— TASK PROMPT —
Can you print the data exactly and leave out each image?

* BEGIN *

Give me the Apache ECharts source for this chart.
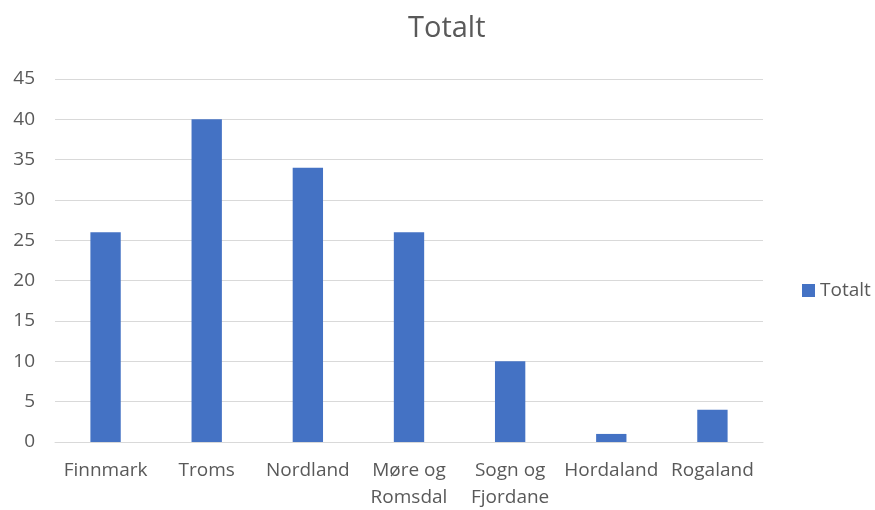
<!DOCTYPE html>
<html>
<head>
<meta charset="utf-8">
<script src="https://cdn.jsdelivr.net/npm/echarts@6/dist/echarts.min.js"></script>
<style>
  html, body { margin: 0; padding: 0; background: #fff; }
  #chart { width: 875px; height: 510px; }
</style>
</head>
<body>
<div id="chart"></div>
<script>
// Counties along the coast and their totals
const categories = ['Finnmark', 'Troms', 'Nordland', 'Møre og\nRomsdal', 'Sogn og\nFjordane', 'Hordaland', 'Rogaland'];
const totals = [26, 40, 34, 26, 10, 1, 4];
const seriesName = 'Totalt';

const font = '"Open Sans", "Noto Sans", sans-serif';
const chart = echarts.init(document.getElementById('chart'));
chart.setOption({
  animation: false,
  title: {
    text: seriesName,
    left: 403,
    top: 9,
    textStyle: { fontFamily: font, fontSize: 29, fontWeight: 'normal', color: '#595959' }
  },
  legend: {
    data: [seriesName],
    orient: 'vertical',
    left: 797,
    top: 276,
    itemWidth: 13,
    itemHeight: 13,
    itemGap: 3,
    icon: 'rect',
    textStyle: { fontFamily: font, fontSize: 19, color: '#595959' }
  },
  grid: { left: 55, right: 112, top: 79, bottom: 68, outerBoundsMode: 'none' },
  xAxis: {
    type: 'category',
    data: categories,
    axisTick: { show: false },
    axisLine: { lineStyle: { color: '#d9d9d9', width: 1 } },
    axisLabel: { interval: 0, fontFamily: font, fontSize: 19, color: '#595959', margin: 15, lineHeight: 27 }
  },
  yAxis: {
    type: 'value',
    min: 0,
    max: 45,
    interval: 5,
    axisLine: { show: false },
    axisTick: { show: false },
    splitLine: { lineStyle: { color: '#d9d9d9', width: 1 } },
    axisLabel: { fontFamily: font, fontSize: 19, color: '#595959', margin: 20 }
  },
  series: [{
    name: seriesName,
    type: 'bar',
    data: totals,
    barWidth: '30%',
    itemStyle: { color: '#4472c4' }
  }]
});
</script>
</body>
</html>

* END *

— SOLUTION FOR THIS TASK —
Give me the Apache ECharts source for this chart.
<!DOCTYPE html>
<html>
<head>
<meta charset="utf-8">
<script src="https://cdn.jsdelivr.net/npm/echarts@6/dist/echarts.min.js"></script>
<style>
  html, body { margin: 0; padding: 0; background: #fff; }
  #chart { width: 875px; height: 510px; }
</style>
</head>
<body>
<div id="chart"></div>
<script>
// Counties along the coast and their totals
const categories = ['Finnmark', 'Troms', 'Nordland', 'Møre og\nRomsdal', 'Sogn og\nFjordane', 'Hordaland', 'Rogaland'];
const totals = [26, 40, 34, 26, 10, 1, 4];
const seriesName = 'Totalt';

const font = '"Open Sans", "Noto Sans", sans-serif';
const chart = echarts.init(document.getElementById('chart'));
chart.setOption({
  animation: false,
  title: {
    text: seriesName,
    left: 403,
    top: 9,
    textStyle: { fontFamily: font, fontSize: 29, fontWeight: 'normal', color: '#595959' }
  },
  legend: {
    data: [seriesName],
    orient: 'vertical',
    left: 797,
    top: 276,
    itemWidth: 13,
    itemHeight: 13,
    itemGap: 3,
    icon: 'rect',
    textStyle: { fontFamily: font, fontSize: 19, color: '#595959' }
  },
  grid: { left: 55, right: 112, top: 79, bottom: 68, outerBoundsMode: 'none' },
  xAxis: {
    type: 'category',
    data: categories,
    axisTick: { show: false },
    axisLine: { lineStyle: { color: '#d9d9d9', width: 1 } },
    axisLabel: { interval: 0, fontFamily: font, fontSize: 19, color: '#595959', margin: 15, lineHeight: 27 }
  },
  yAxis: {
    type: 'value',
    min: 0,
    max: 45,
    interval: 5,
    axisLine: { show: false },
    axisTick: { show: false },
    splitLine: { lineStyle: { color: '#d9d9d9', width: 1 } },
    axisLabel: { fontFamily: font, fontSize: 19, color: '#595959', margin: 20 }
  },
  series: [{
    name: seriesName,
    type: 'bar',
    data: totals,
    barWidth: '30%',
    itemStyle: { color: '#4472c4' }
  }]
});
</script>
</body>
</html>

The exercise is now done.